TPMs (Trusted Platform Modules) have long been avoided on Linux, given that their primary use cases have historically been around licensing and Digital Rights Management, concepts which are mostly foreign to Free and Open Source software. However, as new use cases, such as “trusted boot” have emerged, developers have added TPM device drivers to the Linux kernel to enable these uses. One often-overlooked feature of the TPM is that it has a hardware pseudo-random number generator.
A while back, Jeff Garzik and others were discussing this on the linux-kernel mailing list (summarized on LWN.net), where it was suggested that the TPM could be used to feed the rngd (random number gathering daemon) tool, just as it reads from other hardware random number generators.
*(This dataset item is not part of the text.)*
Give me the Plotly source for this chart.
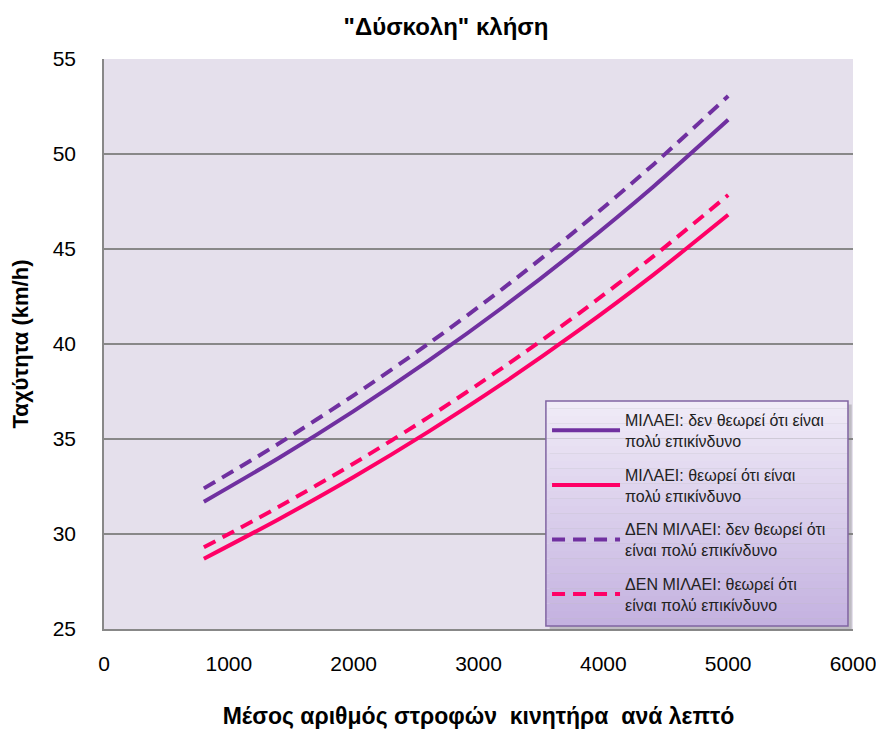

The rngd program reads from hardware-based random number generators and feeds entropy into the kernel’s entropy pool. Easy in concept, but lacking in TPM implementation.
As it happens, quite a few Dell systems include a TPM chip, including the PowerEdge 11G servers such as the R610 and R710. So, I asked Dell’s crack team of Linux developers to see what they could do. The result: a patch to rngd which adds the TPM as another source of random numbers for feeding the kernel’s entropy pool.
We’re working with Jeff to get this patch applied to the rng-tools upstream sources, and from there into the various distributions as their schedules permit.
So, should you find yourself running out of entropy on your servers, and not having a keyboard or mouse attached as ways to feed the entropy pool, you can run enable the TPM in BIOS SETUP, run rngd, and never lack for randomness again.